Merck held up some postcards Van Gorden had sent her. On one recent one mailed from the Amish country in Pennsylvania where Van Gorden has retired had shared his regrets he was unable to attend the Society event. Another postal had a teepee drawn near the stamp. “And that’s because he delivered mail to my mailbox,” and “I did have a teepee,” she smiled. On another card was his photo taken in the Cos Cob Post Office. “And that’s our beloved Cos Cob postman, Gerald Van Gorden. And I’m giving these postcards to Archivist Christopher Shields because his handwriting is extraordinary.”
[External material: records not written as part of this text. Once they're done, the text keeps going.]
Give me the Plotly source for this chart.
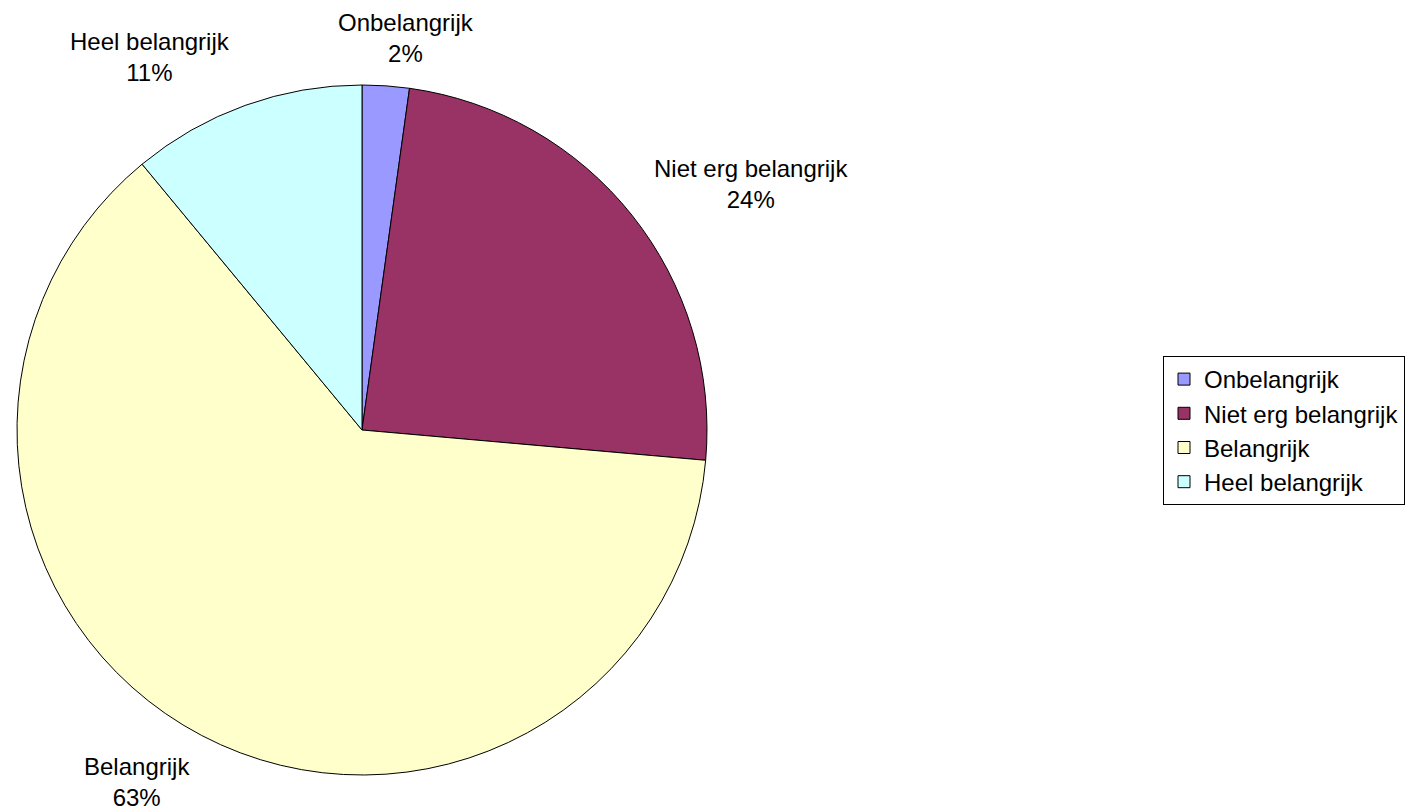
import plotly.graph_objects as go

labels = ["Onbelangrijk", "Niet erg belangrijk", "Belangrijk", "Heel belangrijk"]
values = [2.2, 24.2, 62.6, 11.0]
colors = ["#9999FF", "#993366", "#FFFFCC", "#CCFFFF"]

# label anchor positions (paper coords) for the outside labels
label_pos = [(0.288, 0.953), (0.5323, 0.7734), (0.0972, 0.0369), (0.1064, 0.9298)]

FONT = "Liberation Sans, Arial, sans-serif"
W, H = 1410, 812

total = sum(values)
pct = [round(v / total * 100) for v in values]

fig = go.Figure(go.Pie(
    labels=labels,
    values=values,
    sort=False,
    direction="clockwise",
    rotation=0,
    marker=dict(colors=colors, line=dict(color="black", width=1)),
    textinfo="none",
    hoverinfo="label+percent",
    domain=dict(x=[17 / W, 707 / W], y=[1 - 775 / H, 1 - 85 / H]),
))

for lab, p, (x, y) in zip(labels, pct, label_pos):
    fig.add_annotation(
        x=x, y=y, xref="paper", yref="paper",
        text=f"{lab}<br>{p}%", showarrow=False,
        xanchor="center", yanchor="middle",
        font=dict(family=FONT, size=24, color="black"),
    )

fig.update_layout(
    width=W, height=H,
    margin=dict(l=0, r=0, t=0, b=0),
    paper_bgcolor="white",
    plot_bgcolor="white",
    font=dict(family=FONT, size=24, color="black"),
    legend=dict(
        x=1163 / W, y=1 - 356 / H, xanchor="left", yanchor="top",
        bordercolor="black", borderwidth=1, bgcolor="white",
        font=dict(family=FONT, size=24, color="black"),
        tracegroupgap=0,
    ),
)

fig.write_html(
    "out.html",
    config={"displayModeBar": False},
    post_script="document.body.style.margin='0';document.body.style.overflow='hidden';",
)
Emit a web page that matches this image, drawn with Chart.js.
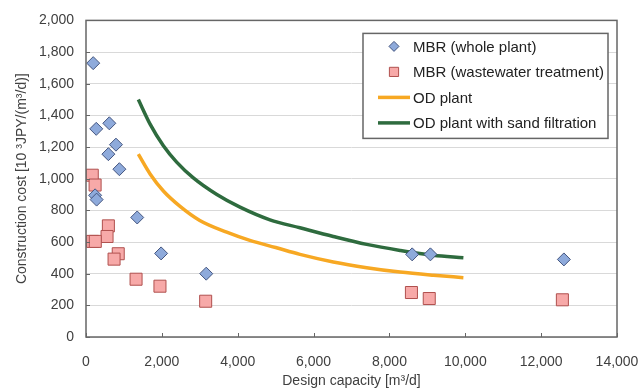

Guests then divided up five at time to explore the Archives led by Shields. There, waiting to be publicly displayed in January was another recent art gift, Childe Hassam’s painting of “The Red Mill, Cos Cob.” “It was purchased at auction at Christie’s probably two months ago,” shared Shield. The painting dates to Hassam’s first visit to the famous Cos Cob art colony in 1896.

In light of these recent art donations Mecky was asked by this attendee what were the Society’s present collecting objectives with the Society’s increased spaces. She shared their “Collections Management Policy” that addresses both its Archives and Museum.

“The Archivist’s collecting objective is to maintain and build the present collection the acquisition of unique or rare historical collection items pertaining to all aspects of Greenwich. These items include but are not limited to: Personal papers and manuscripts including letters, diaries, journals, memoranda, reminiscences, rosters, service records, account books, charts, surveys, published works, and field books. Photographs, negatives, and slides. Ephemera and memorabilia such as ribbons, medals, lapel buttons, awards, and other small objects. Audiotapes, videotapes, DVDs, and digital audiovisual formats both amateur and professional. Material pertaining to all aspects of Bush-Holley House and its occupants through the years.

The Museum Curator’s collecting objective is to maintain and build the present collection of objects documenting the material culture of present and former inhabitants of Greenwich and its region. Particular emphasis is given to those items connected to the history of Bush-Holley Historic Site or useful to its interpretation. Objects include, but are not limited to fine and decorative arts, maritime, agricultural, industrial and domestic artifacts, such as: Items reflecting the lifestyles of the occupants of Bush-Holley Historic Site. Items reflecting the activities of members of the Cos Cob Art Colony. Items made or used in Greenwich reflecting historic or present-day Greenwich. Items concerning or associated with Greenwich people, places or events.